Вместе… но вот черта, их разделяющая. Волошин говорит: «…стою меж них (меж борющихся) в ревущем пламени и дыме,
И всеми силами моими
Молюсь за тех и за других».
Безумная молитва, абсурдная молитва, от нее отвращается простое, не мазохистичное, сердце человеческое. Вот у Волошина она искренна. Он — молится. И Зайцев молится — благословеньем, издалека, и тех и других.

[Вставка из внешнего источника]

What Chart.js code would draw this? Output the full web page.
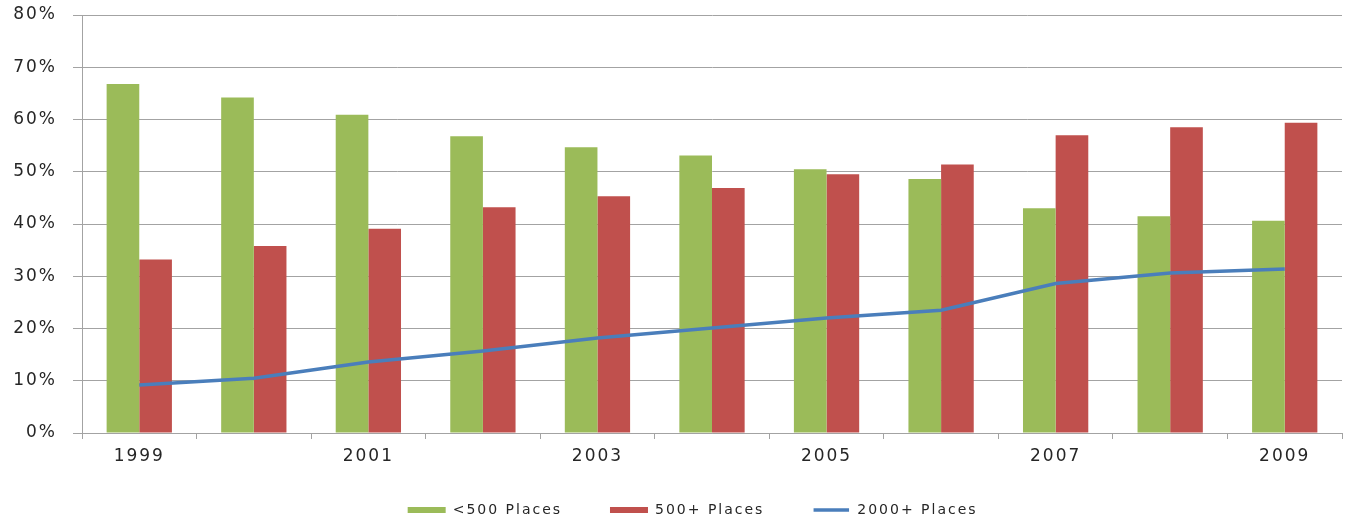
<!DOCTYPE html>
<html>
<head>
<meta charset="utf-8">
<script src="https://cdn.jsdelivr.net/npm/chart.js@4"></script>
<style>
  html, body { margin: 0; padding: 0; background: #ffffff; }
  canvas { display: block; }
</style>
</head>
<body>
<canvas id="chart" width="1353" height="522"></canvas>
<script>
// Share of places by size band, per year (percent)
const years = ['1999', '2000', '2001', '2002', '2003', '2004', '2005', '2006', '2007', '2008', '2009'];
const under500 = [66.8, 64.2, 60.9, 56.8, 54.7, 53.1, 50.5, 48.6, 43.0, 41.5, 40.6];
const over500 = [33.2, 35.8, 39.1, 43.2, 45.3, 46.9, 49.5, 51.4, 57.0, 58.5, 59.4];
const over2000 = [9.2, 10.5, 13.6, 15.7, 18.2, 20.1, 22.0, 23.5, 28.6, 30.6, 31.4];
const seriesNames = ['<500 Places', '500+ Places', '2000+ Places'];
const yMax = 80;
const yStep = 10;

const textColor = '#262626';
const gridColor = '#a3a3a3';
const fontFamily = 'DejaVu Sans';
// extra trailing room after each legend entry (in spaces)
const legendTrail = [2, 2, 6];

// Wide letter spacing for all canvas text
const textSpacing = {
  id: 'textSpacing',
  beforeUpdate(chart) { chart.ctx.letterSpacing = '2px'; },
  beforeDraw(chart) { chart.ctx.letterSpacing = '2px'; }
};

const ctx = document.getElementById('chart').getContext('2d');
new Chart(ctx, {
  type: 'bar',
  data: {
    labels: years,
    datasets: [
      {
        label: seriesNames[0],
        data: under500,
        backgroundColor: '#9BBB59',
        borderWidth: 0,
        categoryPercentage: 0.57,
        barPercentage: 1,
        order: 1
      },
      {
        label: seriesNames[1],
        data: over500,
        backgroundColor: '#C0504D',
        borderWidth: 0,
        categoryPercentage: 0.57,
        barPercentage: 1,
        order: 1
      },
      {
        type: 'line',
        label: seriesNames[2],
        data: over2000,
        borderColor: '#4A7EBB',
        backgroundColor: '#4A7EBB',
        borderWidth: 3.5,
        pointRadius: 0,
        tension: 0,
        fill: false,
        order: 0
      }
    ]
  },
  options: {
    responsive: false,
    animation: false,
    devicePixelRatio: 1,
    layout: { padding: { left: 0, right: 11, top: 15, bottom: -5 } },
    plugins: {
      tooltip: { enabled: false },
      legend: {
        position: 'bottom',
        fullSize: false,
        labels: {
          color: textColor,
          font: { family: fontFamily, size: 14 },
          boxWidth: 38,
          boxHeight: 6,
          padding: 35,
          sort: (a, b) => a.datasetIndex - b.datasetIndex,
          generateLabels(chart) {
            const items = Chart.defaults.plugins.legend.labels.generateLabels(chart);
            items.forEach(item => {
              const ds = chart.data.datasets[item.datasetIndex];
              item.text = ds.label + ' '.repeat(legendTrail[item.datasetIndex]);
              if (ds.type === 'line') {
                // thin line swatch: white outline trims the box to a stroke
                item.fillStyle = ds.borderColor;
                item.strokeStyle = '#ffffff';
                item.lineWidth = 2.5;
              } else {
                item.lineWidth = 0;
              }
            });
            return items;
          }
        }
      }
    },
    scales: {
      x: {
        offset: true,
        grid: {
          display: true,
          offset: true,
          drawOnChartArea: false,
          drawTicks: true,
          tickLength: 6,
          color: gridColor
        },
        border: { display: true, color: gridColor, width: 1 },
        ticks: {
          autoSkip: false,
          maxRotation: 0,
          padding: 7,
          color: textColor,
          font: { family: fontFamily, size: 17 },
          callback(value, index) { return index % 2 === 0 ? years[index] : ''; }
        },
        afterFit(scale) { scale.height = 35; }
      },
      y: {
        min: 0,
        max: yMax,
        grid: { color: gridColor, tickLength: 9, drawTicks: true },
        border: { display: true, color: gridColor, width: 1 },
        ticks: {
          stepSize: yStep,
          padding: 16,
          color: textColor,
          font: { family: fontFamily, size: 17 },
          callback(value) { return value + '%'; }
        },
        afterFit(scale) {
          scale.width = 82;
          scale.paddingTop = 0;
          scale.paddingBottom = 0;
        }
      }
    }
  },
  plugins: [textSpacing]
});
</script>
</body>
</html>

Герой «Коня» не молится, а судит «тех и других». Не благословляет, а проклинает. Не любит, а ненавидит. О жертве, даже о пылающей (волошинской) или истаивающей (зайцевской) вовсе не думает. Если б и погиб — ничего не искупила бы, ничего не завершила случайная жертва. Все превращается в случайность: и дела его, и пути его. Мутный образ Жоржа — сам образ мазохизма отрицательного, во все времена обреченного на бесформенность.
И, однако, в заключение, я скажу несколько слов, которые, может быть, покажутся противоречивыми. Но внутренняя логика не всегда совпадает с внешней.
Я скажу, что книга Ропшина все-таки существует. Она имеет не большую художественную ценность. В ней мало доброты, не много правды. Но в ней — страданье.
Когда страданье выражено, оформлено, и найден ему самоутешающий исход — его уже как бы нет. Волошин, бросаясь «и на тот и на другой» рожон, доходит до восторга; а безвольным истаиваньем своим — не доволен ли Зайцев? И замкнут круг.
Книга Ропшина никого не «соблазнит». Но в ней не замыкаются круги. Она сама живет, как почти непретворенный хаос.
Есть ли страданье в тех, старых, молодых и юных русских писателях, что потеряли чувство Прекрасного (Истинного и Доброго) или не успели его приобрести? Если есть — они живы. В меру страданья, которому не находят близкого утешенья, — живы и они.
Но страданье не надо ни судить, ни мерить. Можно только сказать: вот, оно — есть.